I pulled off dried, firm, soft pods and tucked them into my journal pages. I planned to wash and eat the green pods when I got home. On the way back, I picked up a rock and looked underneath. What looked like a silverfish went around and around. I returned the rock back to its moist spot. Another rock had a miniscule, pale orange ant wandering under it.

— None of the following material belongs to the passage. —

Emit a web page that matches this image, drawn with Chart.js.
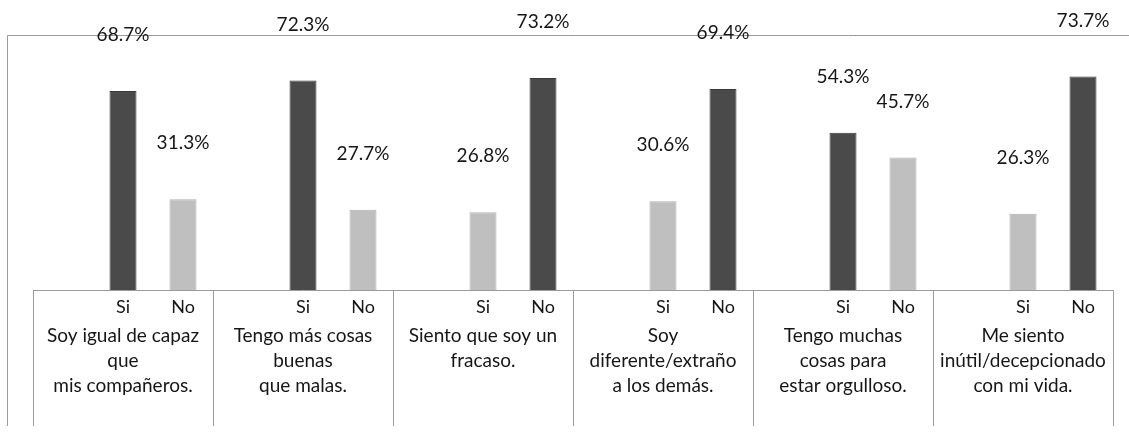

When I got home, I washed the green pods and nervously exhaled before chewing a soft, green pod. It was supple, and tasted like I remembered. But at the end, it was slightly bitter. Did the lack of water affect the taste? I chewed the next one. It was not as bitter, but firmer, even harder with age. It was like chewing a piece of paper, and I had to swallow hard at the end. The mature pod was ripe. I pulled a strip off its edge, and peeled back the pod. It opened up like an Edamame bean (soybeans). To my surprise it tasted mild like peas, and I eagerly chewed each seed. Thoreau again: “There is a difference between eating and drinking for strength and from mere gluttony.” I remembered eating soft Koa pods, scooping up chunks of papaya salad with it, between mouthfuls of sticky rice. My brothers and I would snack on Koa seeds, taking only what we needed from the tree.

While I did not see goats, I did see the Koa tree, and the pods. The different pods reminded me to walk, fully walk in life because, as Thoreau noted, “we cannot afford not to live in the present.” If Thoreau’s idea of simplicity was accepted, life would not be as barren and desolate as it seems. Nature is beckoning all, inviting us to fully experience it. A walk is simple, and costs very little. I spent a little of my time and effort, but this simplicity paid off. I not only saw, heard and touched “nature,” I even tasted it. It “tastes” beautiful. And I feel “rich.”